Rachel Swirsky • January 31st, 2010 • Uncategorized

The novelette ballot was harder for me to come up with than the short story ballot because I came into my reading with three PodCastle-produced novelettes in mind as being among this year’s best, and it was difficult for me to find ones that I felt were as good or better.

I am genuinely excited by the five I found to nominate, though, and I found a number of other very good novelettes along the way. I was most excited by Paolo Bacigalupi’s “The Gambler” as a single piece — but the real trove was Eclipse 3, which provided a number of strong-to-excellent novelette length reads.

I used the same reading process as for short stories, except I also went through all the novelettes available on the SFWA boards to pick out stories by authors who I’ve enjoyed in the past. Very few people seem to be using this resource — the download numbers, even for popular authors, are low.

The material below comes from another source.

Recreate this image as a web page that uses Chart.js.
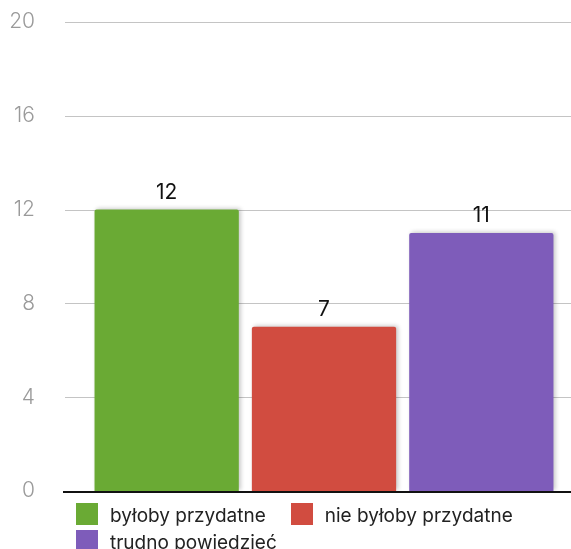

For full disclosure, I have two novelettes that are doing well in the Nebula nominations so far — “A Memory of Wind” and “Eros, Philia, Agape,” both up at Tor.com — so this is the category in which my objectivity is most suspect.

My nominees
The Gambler” by Paolo Bacigalupi, Fast Forward 2
The Ships Like Clouds, Risen by Their Rain” by Jason Sanford, Interzone
Good Boy” by Nisi Shawl, Filter House
“It Takes Two” by Nicola Griffith, Eclipse 3
“Useless Things” by Maureen McHugh, Eclipse 3

Highly Recommended
Narrative of a Beast’s Life” by Cat Rambo, Realms of Fantasy*
The Curandero and the Swede: A Tale from the American 1001 Nights” by Daniel Abraham, Fantasy & Science Fiction*
The Nalendar” by Ann Leckie, Andromeda Spaceways (Nebula elligible due to PodCastle publication)*

Recommended
“The Pretender’s Tourney” by Daniel Abraham, Eclipse 3
“Sleight of Hand” by Peter S. Beagle, Eclipse 3
“Truth and Bone” by Pat Cadigan, Poe
“Dragaman’s Bride” by Andy Duncan, The Dragon Book
Sinner, Baker, Fabulist, Priest; Red Mask, Black Mask, Gentleman, Beast” by Eugie Foster, Interzone
A Journal of Certain Events of Scientific Interest…” by Helen Keeble, Strange Horizons
The Magician’s House” by Megan McCarron, Strange Horizons
“Lion Walk” by Mary Rosenblum, Asimov’s Science Fiction
Errata” by Jeff VanderMeer, Tor.com
The Mathematics of Faith” by Jonathan Wood, Beneath Ceaseless Skies


*Stories that would have been on my ballot if not for PodCastle publication
**”First Flight” by Mary Robinette Kowal is still on my reading list — she’s declined eligibility for the Nebula this year, but I intend to consider it for the Hugo.